- ENTRIES SHOWN:
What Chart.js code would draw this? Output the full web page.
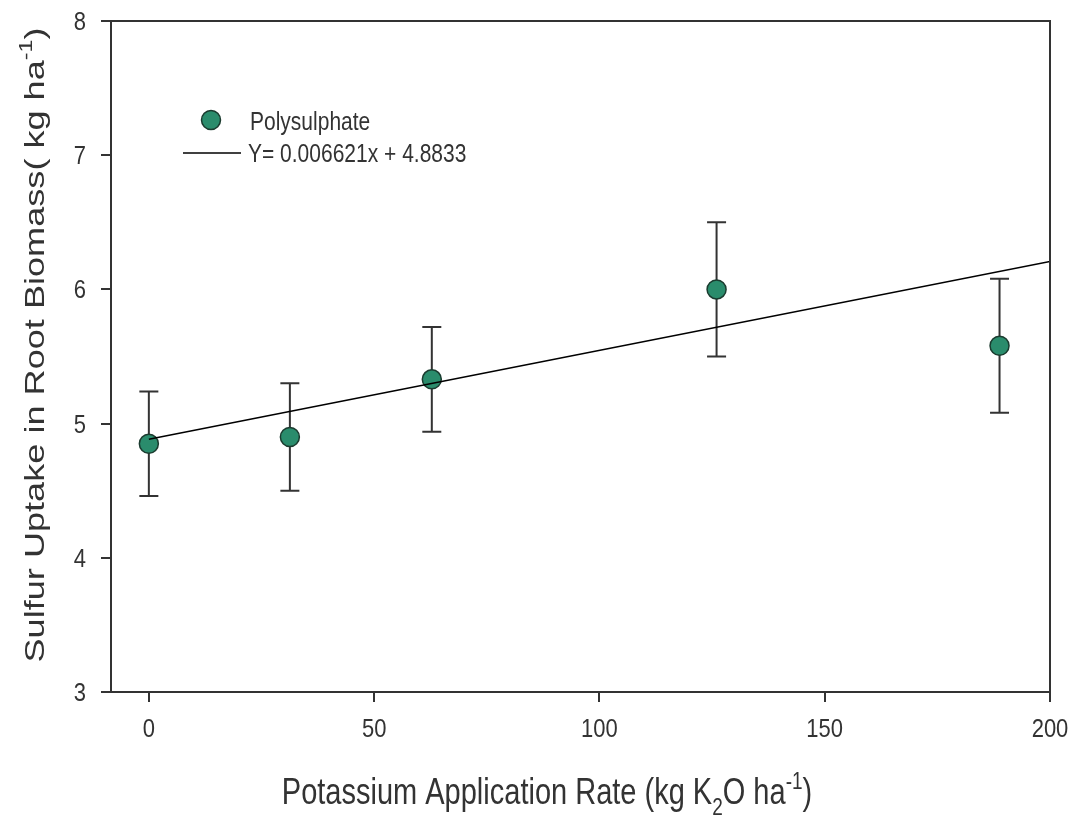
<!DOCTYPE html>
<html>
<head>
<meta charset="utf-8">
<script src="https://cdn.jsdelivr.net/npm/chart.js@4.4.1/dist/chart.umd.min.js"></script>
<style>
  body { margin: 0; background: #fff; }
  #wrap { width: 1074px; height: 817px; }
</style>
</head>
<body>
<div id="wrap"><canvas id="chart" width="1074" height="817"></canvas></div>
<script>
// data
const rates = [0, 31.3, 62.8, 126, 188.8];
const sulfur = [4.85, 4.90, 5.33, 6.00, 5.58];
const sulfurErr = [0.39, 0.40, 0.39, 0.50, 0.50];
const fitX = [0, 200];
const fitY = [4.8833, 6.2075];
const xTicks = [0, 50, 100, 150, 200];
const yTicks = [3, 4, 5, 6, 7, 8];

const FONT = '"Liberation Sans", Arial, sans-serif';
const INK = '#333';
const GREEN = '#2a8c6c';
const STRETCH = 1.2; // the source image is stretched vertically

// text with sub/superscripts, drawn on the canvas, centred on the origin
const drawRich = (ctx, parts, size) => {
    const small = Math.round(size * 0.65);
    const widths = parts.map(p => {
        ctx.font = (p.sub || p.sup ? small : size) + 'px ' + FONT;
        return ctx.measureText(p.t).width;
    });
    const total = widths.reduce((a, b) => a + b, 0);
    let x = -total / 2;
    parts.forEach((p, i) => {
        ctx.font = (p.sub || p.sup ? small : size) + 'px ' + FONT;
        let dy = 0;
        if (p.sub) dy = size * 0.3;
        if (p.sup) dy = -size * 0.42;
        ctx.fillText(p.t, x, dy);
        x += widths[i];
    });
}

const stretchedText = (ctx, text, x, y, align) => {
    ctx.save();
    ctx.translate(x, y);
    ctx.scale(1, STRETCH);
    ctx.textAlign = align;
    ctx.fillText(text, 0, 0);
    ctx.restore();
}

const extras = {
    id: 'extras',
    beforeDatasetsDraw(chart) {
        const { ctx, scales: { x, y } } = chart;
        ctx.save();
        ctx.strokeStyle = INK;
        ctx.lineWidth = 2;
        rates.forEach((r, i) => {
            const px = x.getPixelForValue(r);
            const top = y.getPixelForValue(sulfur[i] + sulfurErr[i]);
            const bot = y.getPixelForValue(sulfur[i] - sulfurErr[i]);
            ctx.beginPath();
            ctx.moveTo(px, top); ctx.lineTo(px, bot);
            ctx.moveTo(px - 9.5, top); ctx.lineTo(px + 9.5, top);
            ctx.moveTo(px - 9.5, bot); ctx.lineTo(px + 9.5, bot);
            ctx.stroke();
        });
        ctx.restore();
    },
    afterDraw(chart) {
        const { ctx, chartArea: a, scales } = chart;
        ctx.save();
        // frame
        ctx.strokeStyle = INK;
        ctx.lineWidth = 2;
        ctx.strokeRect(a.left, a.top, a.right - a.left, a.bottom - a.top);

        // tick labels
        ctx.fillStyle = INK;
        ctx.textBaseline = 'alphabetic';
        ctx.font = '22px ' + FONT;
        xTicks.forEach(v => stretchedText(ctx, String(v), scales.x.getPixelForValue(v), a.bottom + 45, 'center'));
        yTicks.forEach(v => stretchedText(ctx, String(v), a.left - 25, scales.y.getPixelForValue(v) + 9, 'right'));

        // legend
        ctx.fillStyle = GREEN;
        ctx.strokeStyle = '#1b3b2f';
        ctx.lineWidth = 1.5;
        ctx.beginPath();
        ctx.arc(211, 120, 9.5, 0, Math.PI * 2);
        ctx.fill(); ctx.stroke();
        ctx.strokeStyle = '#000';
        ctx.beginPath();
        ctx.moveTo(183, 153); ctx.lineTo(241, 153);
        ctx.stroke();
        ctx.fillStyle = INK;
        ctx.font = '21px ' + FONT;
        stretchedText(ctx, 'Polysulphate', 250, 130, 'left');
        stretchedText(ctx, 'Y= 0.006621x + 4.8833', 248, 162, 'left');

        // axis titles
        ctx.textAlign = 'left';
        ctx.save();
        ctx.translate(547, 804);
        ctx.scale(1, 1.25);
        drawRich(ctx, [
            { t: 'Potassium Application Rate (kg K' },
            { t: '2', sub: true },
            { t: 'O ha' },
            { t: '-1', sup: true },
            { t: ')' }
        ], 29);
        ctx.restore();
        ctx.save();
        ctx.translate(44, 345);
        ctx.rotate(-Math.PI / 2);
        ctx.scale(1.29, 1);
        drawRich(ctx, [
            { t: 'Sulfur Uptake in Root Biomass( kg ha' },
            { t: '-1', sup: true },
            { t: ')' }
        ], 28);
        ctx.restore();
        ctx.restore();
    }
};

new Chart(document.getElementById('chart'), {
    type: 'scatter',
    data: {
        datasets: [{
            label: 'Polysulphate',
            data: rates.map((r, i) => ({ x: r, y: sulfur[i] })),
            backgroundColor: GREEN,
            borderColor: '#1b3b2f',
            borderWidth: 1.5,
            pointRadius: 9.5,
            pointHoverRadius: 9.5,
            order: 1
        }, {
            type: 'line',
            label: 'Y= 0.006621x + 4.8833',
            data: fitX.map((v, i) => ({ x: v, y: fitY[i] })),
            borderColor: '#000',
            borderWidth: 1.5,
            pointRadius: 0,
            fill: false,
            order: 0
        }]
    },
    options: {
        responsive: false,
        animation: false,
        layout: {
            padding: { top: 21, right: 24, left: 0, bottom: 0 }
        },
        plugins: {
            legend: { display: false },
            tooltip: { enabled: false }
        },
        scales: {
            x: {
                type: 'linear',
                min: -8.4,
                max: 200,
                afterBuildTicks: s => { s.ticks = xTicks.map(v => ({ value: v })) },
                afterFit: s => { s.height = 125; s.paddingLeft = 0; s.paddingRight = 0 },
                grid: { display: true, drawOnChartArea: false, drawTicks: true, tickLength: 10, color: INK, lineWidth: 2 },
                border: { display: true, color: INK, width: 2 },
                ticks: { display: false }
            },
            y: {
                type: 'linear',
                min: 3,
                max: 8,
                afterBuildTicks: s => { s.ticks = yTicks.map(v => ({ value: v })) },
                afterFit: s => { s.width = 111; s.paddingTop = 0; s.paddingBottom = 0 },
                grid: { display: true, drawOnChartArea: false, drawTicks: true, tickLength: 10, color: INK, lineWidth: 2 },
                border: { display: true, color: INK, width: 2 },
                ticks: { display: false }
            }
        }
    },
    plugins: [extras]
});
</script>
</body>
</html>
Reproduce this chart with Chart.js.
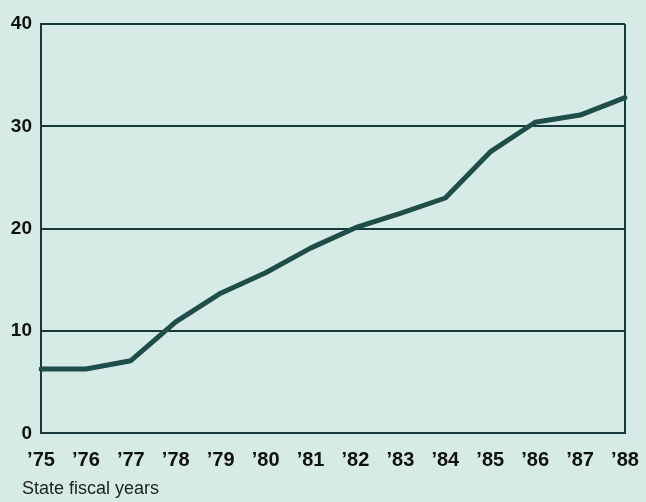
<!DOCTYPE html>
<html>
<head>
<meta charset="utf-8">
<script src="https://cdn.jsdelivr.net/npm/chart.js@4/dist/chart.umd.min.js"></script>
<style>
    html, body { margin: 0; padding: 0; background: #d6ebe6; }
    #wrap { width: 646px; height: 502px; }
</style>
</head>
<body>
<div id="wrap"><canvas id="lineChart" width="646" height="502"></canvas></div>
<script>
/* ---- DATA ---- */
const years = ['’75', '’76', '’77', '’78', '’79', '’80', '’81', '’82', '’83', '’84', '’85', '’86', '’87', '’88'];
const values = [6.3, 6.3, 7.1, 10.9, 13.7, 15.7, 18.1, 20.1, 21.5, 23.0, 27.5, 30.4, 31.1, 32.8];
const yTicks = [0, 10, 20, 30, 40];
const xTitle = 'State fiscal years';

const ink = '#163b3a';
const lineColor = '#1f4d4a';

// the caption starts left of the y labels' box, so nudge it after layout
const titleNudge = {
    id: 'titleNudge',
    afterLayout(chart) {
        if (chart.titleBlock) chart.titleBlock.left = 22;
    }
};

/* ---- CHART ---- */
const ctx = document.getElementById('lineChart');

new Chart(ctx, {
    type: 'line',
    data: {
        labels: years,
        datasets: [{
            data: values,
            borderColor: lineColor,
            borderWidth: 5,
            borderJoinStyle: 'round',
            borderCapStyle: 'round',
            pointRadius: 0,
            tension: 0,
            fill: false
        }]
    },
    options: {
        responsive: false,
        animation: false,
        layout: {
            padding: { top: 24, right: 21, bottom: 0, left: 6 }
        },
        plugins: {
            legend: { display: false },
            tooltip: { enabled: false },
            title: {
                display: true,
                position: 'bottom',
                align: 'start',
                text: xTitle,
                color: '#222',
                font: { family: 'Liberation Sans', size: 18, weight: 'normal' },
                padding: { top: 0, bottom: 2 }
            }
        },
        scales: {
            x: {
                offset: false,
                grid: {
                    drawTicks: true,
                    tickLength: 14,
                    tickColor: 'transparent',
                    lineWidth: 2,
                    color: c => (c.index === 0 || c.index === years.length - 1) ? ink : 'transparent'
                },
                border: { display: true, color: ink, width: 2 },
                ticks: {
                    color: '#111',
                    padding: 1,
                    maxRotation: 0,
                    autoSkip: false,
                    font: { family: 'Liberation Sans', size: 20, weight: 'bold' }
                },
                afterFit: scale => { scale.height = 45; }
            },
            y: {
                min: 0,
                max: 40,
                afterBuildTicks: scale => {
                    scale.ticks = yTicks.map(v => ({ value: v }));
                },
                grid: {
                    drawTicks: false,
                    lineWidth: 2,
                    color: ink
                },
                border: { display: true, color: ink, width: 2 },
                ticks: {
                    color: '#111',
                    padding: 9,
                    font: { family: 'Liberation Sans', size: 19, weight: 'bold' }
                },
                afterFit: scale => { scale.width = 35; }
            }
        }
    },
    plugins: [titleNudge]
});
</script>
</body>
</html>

- TASK PROMPT: Include the first line of the records, the line containing "const yTicks = [3, 4, 5, 6, 7, 8];", and every line between them, repeated exactly. Skip the pictures.

- OUTPUT BELOW:
What Chart.js code would draw this? Output the full web page.
<!DOCTYPE html>
<html>
<head>
<meta charset="utf-8">
<script src="https://cdn.jsdelivr.net/npm/chart.js@4.4.1/dist/chart.umd.min.js"></script>
<style>
  body { margin: 0; background: #fff; }
  #wrap { width: 1074px; height: 817px; }
</style>
</head>
<body>
<div id="wrap"><canvas id="chart" width="1074" height="817"></canvas></div>
<script>
// data
const rates = [0, 31.3, 62.8, 126, 188.8];
const sulfur = [4.85, 4.90, 5.33, 6.00, 5.58];
const sulfurErr = [0.39, 0.40, 0.39, 0.50, 0.50];
const fitX = [0, 200];
const fitY = [4.8833, 6.2075];
const xTicks = [0, 50, 100, 150, 200];
const yTicks = [3, 4, 5, 6, 7, 8];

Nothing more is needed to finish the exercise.